SECURITIES AND EXCHANGE COMMISSION

Washington, D.C. 20549

 

 

FORM 8-K

 

 

CURRENT REPORT

Pursuant to Section 13 or 15(d)

of The Securities Exchange Act of 1934

Date of Report (Date of earliest event reported): January 21, 2014

 

 

Affinia Group Intermediate Holdings Inc.

(Exact name of registrant as specified in its charter)

 

 

 

Delaware

(State or other jurisdiction

of incorporation)

 

333-128166-10

(Commission

File Number)

 

34-2022081

(IRS Employer

Identification No.)

1101 Technology Drive,

Ann Arbor, Michigan

(Address of principal executive offices)

 

48108

(Zip Code)

(734) 827-5400

(Registrant’s telephone number, including area code)

 

 

Check the appropriate box below if the Form 8-K filing is intended to simultaneously satisfy the filing obligation of the registrant under any of the following provisions:

 

¨ Written communications pursuant to Rule 425 under the Securities Act (17 CFR 230.425)

 

¨ Soliciting material pursuant to Rule 14a-12 under the Exchange Act (17 CFR 240.14a-12)

 

¨ Pre-commencement communications pursuant to Rule 14d-2(b) under the Exchange Act (17 CFR 240.14d-2(b))

 

¨ Pre-commencement communications pursuant to Rule 13e-4(c) under the Exchange Act (17 CFR 240.13e-4(c))

 

 

 


Item 1.01 Entry into a Material Definitive Agreement.

On January 21, 2014, Affinia Group Inc. (the “Company”), a direct wholly-owned subsidiary of Affinia Group Intermediate Holdings Inc. (“Parent”), entered into an Asset Purchase Agreement (the “Asset Purchase Agreement”) with VCS Quest Acquisition LLC, an affiliate of Federal-Mogul Corporation (“VCS Quest”), pursuant to which the Company has agreed to sell, and to cause certain of its subsidiaries to sell, certain assets to VCS Quest, and VCS Quest has agreed to purchase such assets and assume certain liabilities, related to the Company’s chassis products group, which includes the design, manufacture, assembly, sale and distribution of steering, suspension and driveline components to aftermarket customers in North America, Europe and Asia (the “Chassis Business”). The closing of the transaction is subject to the receipt of regulatory approvals and satisfaction of other customary closing conditions. A summary of key terms of the Asset Purchase Agreement is provided below.

Purchase Price

In connection with closing under the Asset Purchase Agreement, VCS Quest will pay the Company an initial purchase price of $150,000,000 plus or minus an adjustment reflecting an estimate of the working capital of the Chassis Business, calculated in accordance with a process established in the agreement. After closing, the parties will determine a final purchase price reflecting the actual closing working capital of the Chassis Business, as well as other adjustments, also calculated in accordance with a process established in the agreement. Following determination of the final purchase price, the Company will pay to VCS Quest (or vice versa, as the case may be) the difference between the initial purchase price and final purchase price.

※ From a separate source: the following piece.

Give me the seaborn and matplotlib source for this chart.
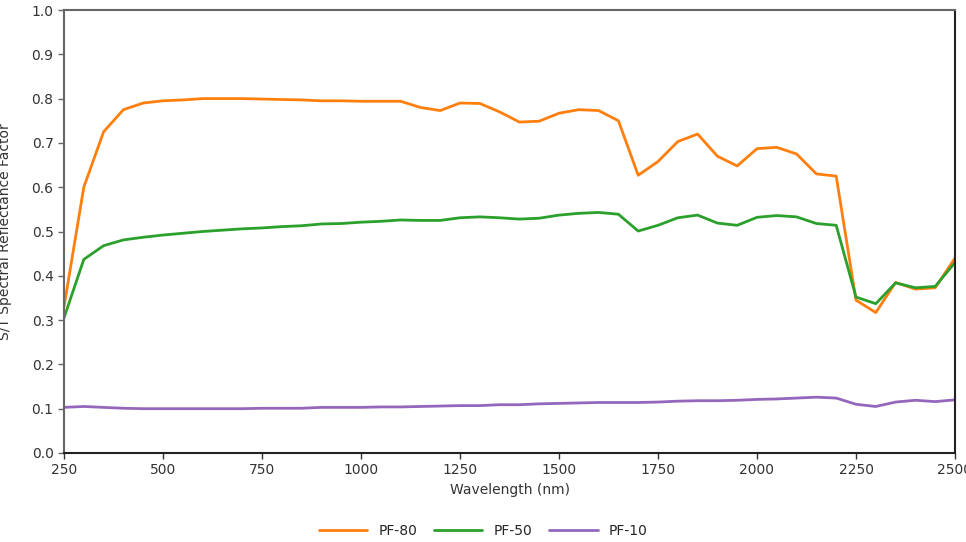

Assets Sold by the Company and Liabilities Assumed by VCS Quest

Pursuant to the Asset Purchase Agreement, the Company and certain of its subsidiaries will sell to VCS Quest substantially all assets owned on the closing date and used in or related to the Chassis Business, including accounts and other receivables, machinery and equipment, inventory, contracts, specified intellectual property and real property. The liabilities to be assumed by VCS Quest pursuant to the Asset Purchase Agreement include current liabilities of the Chassis Business, liabilities arising under purchased contracts, warranty and recall obligations subject to certain exceptions, and liabilities related to employees continuing with the Chassis Business.

Assets and Liabilities Retained by the Company

Following the transactions contemplated by the Asset Purchase Agreement, Parent, the Company and its subsidiaries will retain a number of assets, including capital stock of the Company and its subsidiaries, certain excluded intellectual property, and product lines, contracts, assets or property not used in or relating to the Chassis Business. In addition, the Company and its subsidiaries will retain a number of liabilities related to the Chassis Business, including indebtedness of the Company or its subsidiaries, liabilities related to employees not continuing with the Chassis Business, certain environmental liabilities, product liability obligations relating to products designed, manufactured, assembled, sold or distributed by the Chassis Business before closing, and liabilities relating to the Company’s business, operations, properties or facilities not included in the Chassis Business.

Representations and Warranties, Covenants and Termination Provisions

The Asset Purchase Agreement contains representations and warranties customary for transactions of this type. The Company has agreed to various customary covenants and agreements, including agreements (1) to conduct its business in the ordinary course consistent with past practice during the period between the execution of the Asset Purchase Agreement and the closing thereunder and (2) not to engage in certain kinds of transactions during this period. The Asset Purchase Agreement also contains provisions governing circumstances under which either the Company or VCS Quest may terminate the agreement. Upon a termination of the agreement under specified circumstances, VCS Quest may be required to pay the Company a termination fee equal to $30,000,000.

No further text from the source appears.